[Task statement]
Copy every line, exactly and only, from the line containing "Output the Python" to the line containing "0.0012, 0.0007, 0.0004]", both lines included.
━━━ Extracted records ━━━
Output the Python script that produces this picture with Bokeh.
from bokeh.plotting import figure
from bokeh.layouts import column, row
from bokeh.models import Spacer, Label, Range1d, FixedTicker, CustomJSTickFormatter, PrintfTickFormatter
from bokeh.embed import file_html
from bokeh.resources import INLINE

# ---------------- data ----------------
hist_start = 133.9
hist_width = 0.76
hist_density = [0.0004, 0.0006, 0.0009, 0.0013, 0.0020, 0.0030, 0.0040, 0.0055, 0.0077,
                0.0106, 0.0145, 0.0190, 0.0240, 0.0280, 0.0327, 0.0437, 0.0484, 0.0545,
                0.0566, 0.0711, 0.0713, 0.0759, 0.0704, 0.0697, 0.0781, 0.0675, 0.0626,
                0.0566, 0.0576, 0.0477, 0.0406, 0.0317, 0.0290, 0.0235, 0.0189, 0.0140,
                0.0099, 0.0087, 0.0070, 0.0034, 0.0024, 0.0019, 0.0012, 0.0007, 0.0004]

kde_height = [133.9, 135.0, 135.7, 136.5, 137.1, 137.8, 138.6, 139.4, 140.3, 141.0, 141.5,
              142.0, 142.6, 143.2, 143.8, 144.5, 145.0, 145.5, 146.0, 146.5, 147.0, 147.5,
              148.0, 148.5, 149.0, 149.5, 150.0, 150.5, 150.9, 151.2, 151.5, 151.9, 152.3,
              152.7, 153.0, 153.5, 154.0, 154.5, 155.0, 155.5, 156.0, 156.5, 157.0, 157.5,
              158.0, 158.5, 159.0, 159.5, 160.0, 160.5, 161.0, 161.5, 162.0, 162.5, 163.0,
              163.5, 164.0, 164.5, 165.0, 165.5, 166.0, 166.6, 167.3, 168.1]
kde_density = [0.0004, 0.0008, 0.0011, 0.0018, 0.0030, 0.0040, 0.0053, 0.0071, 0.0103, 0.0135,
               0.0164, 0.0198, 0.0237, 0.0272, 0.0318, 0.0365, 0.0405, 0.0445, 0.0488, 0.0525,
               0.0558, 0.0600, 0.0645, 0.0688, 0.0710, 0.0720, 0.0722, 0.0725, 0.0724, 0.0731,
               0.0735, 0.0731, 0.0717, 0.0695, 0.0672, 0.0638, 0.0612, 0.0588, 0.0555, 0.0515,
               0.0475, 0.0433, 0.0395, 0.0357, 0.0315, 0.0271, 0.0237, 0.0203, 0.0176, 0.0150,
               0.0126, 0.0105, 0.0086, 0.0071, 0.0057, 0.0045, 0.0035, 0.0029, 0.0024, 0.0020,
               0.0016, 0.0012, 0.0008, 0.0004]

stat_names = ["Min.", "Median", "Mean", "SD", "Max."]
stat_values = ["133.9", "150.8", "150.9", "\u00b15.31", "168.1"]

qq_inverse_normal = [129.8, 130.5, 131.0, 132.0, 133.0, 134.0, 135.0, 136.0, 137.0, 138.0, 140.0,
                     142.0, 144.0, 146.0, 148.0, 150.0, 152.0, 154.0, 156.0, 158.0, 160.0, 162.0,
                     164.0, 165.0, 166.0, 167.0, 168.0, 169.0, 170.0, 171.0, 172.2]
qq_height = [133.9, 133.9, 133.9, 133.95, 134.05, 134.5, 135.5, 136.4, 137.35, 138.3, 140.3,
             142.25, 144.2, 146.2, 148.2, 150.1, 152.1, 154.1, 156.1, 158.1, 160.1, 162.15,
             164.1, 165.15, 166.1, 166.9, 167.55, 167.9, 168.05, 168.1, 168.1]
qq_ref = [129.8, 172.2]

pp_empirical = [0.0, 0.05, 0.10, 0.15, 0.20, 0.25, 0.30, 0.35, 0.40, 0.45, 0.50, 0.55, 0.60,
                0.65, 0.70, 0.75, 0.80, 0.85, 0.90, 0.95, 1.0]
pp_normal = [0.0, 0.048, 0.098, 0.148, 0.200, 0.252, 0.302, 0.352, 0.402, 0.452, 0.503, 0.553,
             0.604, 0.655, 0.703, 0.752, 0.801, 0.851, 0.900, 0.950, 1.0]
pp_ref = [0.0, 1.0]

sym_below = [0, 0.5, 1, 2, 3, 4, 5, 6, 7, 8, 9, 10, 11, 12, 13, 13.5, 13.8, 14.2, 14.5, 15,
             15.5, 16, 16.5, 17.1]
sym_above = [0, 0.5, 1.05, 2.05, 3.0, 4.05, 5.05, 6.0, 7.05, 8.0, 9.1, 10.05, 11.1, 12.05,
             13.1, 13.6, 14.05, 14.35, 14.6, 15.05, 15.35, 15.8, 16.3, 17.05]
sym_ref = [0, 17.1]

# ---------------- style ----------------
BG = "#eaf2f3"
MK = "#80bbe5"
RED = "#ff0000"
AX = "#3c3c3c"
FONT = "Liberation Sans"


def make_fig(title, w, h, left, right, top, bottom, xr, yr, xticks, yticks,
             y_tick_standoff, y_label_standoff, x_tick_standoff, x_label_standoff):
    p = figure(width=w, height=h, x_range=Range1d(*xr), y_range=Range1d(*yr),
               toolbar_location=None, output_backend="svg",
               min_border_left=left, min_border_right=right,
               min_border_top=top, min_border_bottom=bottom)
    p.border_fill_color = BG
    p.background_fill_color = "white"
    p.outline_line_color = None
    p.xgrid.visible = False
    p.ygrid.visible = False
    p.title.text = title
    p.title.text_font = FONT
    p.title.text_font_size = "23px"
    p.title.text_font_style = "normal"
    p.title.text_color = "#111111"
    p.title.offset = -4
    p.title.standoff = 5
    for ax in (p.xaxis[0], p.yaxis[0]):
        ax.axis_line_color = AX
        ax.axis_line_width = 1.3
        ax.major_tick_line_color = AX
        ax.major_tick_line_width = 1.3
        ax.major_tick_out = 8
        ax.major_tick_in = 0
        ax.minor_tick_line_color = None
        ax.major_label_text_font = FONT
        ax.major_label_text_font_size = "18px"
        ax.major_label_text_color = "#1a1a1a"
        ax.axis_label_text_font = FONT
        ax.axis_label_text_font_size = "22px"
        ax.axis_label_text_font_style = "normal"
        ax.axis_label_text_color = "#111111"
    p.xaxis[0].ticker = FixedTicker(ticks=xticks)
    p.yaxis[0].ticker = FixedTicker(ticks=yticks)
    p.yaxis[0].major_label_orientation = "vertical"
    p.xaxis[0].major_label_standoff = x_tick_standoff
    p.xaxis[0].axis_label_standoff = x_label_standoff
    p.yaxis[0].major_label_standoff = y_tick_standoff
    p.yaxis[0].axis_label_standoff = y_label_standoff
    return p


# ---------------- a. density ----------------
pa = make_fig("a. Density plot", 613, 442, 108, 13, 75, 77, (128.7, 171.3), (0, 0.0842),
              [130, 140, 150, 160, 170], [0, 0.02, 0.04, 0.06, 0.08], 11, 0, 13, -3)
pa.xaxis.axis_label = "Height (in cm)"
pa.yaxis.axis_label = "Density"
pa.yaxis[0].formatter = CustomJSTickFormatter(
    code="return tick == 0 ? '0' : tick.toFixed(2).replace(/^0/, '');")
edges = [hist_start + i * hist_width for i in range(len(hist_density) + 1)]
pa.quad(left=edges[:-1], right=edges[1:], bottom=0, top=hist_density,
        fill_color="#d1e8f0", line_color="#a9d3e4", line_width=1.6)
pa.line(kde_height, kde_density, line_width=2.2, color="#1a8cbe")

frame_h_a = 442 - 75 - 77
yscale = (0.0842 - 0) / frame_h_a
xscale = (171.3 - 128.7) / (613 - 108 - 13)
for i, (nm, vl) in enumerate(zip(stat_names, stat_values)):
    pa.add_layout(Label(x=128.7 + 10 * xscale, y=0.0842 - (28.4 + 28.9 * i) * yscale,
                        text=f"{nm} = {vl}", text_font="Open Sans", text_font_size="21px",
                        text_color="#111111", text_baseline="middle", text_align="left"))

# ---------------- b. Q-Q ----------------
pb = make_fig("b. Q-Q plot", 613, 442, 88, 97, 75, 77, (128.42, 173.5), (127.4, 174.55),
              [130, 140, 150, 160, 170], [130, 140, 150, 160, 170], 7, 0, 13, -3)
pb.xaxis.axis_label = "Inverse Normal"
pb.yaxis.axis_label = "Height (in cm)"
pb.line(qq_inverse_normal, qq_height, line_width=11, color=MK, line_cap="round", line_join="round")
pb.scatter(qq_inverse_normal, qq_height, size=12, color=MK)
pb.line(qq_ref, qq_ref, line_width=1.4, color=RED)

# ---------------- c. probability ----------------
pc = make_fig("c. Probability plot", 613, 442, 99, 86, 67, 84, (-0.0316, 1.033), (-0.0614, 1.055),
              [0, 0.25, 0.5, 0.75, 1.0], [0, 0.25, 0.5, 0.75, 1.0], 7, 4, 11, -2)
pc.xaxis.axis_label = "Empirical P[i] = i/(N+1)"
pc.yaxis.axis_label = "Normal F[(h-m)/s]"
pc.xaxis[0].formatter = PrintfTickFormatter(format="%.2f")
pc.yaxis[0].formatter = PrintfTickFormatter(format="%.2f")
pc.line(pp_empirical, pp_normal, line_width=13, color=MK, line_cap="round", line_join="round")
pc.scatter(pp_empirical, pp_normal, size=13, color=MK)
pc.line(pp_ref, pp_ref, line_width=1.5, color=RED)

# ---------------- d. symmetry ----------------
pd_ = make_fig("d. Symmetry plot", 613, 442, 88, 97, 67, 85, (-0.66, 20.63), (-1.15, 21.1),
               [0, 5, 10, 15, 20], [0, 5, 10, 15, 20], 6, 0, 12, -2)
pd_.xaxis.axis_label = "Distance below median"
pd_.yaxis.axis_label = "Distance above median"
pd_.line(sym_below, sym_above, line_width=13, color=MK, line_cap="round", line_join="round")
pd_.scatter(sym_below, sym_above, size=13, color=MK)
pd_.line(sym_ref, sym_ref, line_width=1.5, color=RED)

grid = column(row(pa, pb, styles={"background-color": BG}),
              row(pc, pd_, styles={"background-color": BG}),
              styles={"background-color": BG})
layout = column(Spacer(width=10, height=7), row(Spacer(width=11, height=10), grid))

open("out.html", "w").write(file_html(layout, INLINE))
━━━
━━━ Extracted records ━━━
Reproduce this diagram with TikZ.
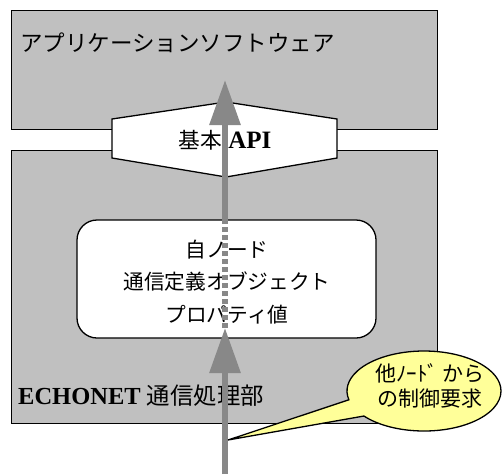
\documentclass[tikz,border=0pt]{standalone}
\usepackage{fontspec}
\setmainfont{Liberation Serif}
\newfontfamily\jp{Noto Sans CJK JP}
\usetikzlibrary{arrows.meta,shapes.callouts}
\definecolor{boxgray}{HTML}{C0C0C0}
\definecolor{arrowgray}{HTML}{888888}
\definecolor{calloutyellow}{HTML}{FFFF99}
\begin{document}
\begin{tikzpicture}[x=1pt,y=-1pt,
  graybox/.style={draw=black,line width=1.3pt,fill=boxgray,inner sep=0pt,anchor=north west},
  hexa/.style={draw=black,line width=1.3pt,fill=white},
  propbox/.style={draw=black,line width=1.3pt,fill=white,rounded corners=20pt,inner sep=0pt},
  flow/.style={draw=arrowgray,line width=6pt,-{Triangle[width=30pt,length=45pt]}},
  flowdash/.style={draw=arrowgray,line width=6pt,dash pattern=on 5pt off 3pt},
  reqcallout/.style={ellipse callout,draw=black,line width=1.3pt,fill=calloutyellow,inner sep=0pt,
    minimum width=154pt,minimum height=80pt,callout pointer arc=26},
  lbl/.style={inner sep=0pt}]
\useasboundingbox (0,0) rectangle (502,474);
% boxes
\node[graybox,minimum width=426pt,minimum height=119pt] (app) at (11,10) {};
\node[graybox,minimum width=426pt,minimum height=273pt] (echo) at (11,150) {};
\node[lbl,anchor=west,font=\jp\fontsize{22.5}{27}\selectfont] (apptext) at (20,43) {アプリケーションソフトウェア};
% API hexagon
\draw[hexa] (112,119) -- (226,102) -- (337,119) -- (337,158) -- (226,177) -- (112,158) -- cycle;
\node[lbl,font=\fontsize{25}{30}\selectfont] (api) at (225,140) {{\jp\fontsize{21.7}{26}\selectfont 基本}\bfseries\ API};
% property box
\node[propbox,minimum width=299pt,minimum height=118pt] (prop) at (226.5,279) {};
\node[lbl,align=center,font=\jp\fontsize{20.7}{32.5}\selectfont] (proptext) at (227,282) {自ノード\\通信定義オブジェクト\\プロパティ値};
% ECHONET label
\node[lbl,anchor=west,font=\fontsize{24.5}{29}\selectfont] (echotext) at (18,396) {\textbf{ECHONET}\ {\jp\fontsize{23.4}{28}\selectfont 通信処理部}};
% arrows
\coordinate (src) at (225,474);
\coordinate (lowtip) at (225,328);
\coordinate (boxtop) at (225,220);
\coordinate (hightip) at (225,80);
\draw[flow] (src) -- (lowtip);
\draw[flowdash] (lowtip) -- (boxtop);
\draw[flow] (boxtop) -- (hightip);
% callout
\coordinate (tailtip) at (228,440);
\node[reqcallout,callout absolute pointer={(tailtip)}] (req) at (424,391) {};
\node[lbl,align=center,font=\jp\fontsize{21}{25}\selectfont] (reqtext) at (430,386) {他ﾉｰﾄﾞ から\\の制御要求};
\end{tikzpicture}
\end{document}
━━━
[Result of this exercise]
Output the Python script that produces this picture with Bokeh.
from bokeh.plotting import figure
from bokeh.layouts import column, row
from bokeh.models import Spacer, Label, Range1d, FixedTicker, CustomJSTickFormatter, PrintfTickFormatter
from bokeh.embed import file_html
from bokeh.resources import INLINE

# ---------------- data ----------------
hist_start = 133.9
hist_width = 0.76
hist_density = [0.0004, 0.0006, 0.0009, 0.0013, 0.0020, 0.0030, 0.0040, 0.0055, 0.0077,
                0.0106, 0.0145, 0.0190, 0.0240, 0.0280, 0.0327, 0.0437, 0.0484, 0.0545,
                0.0566, 0.0711, 0.0713, 0.0759, 0.0704, 0.0697, 0.0781, 0.0675, 0.0626,
                0.0566, 0.0576, 0.0477, 0.0406, 0.0317, 0.0290, 0.0235, 0.0189, 0.0140,
                0.0099, 0.0087, 0.0070, 0.0034, 0.0024, 0.0019, 0.0012, 0.0007, 0.0004]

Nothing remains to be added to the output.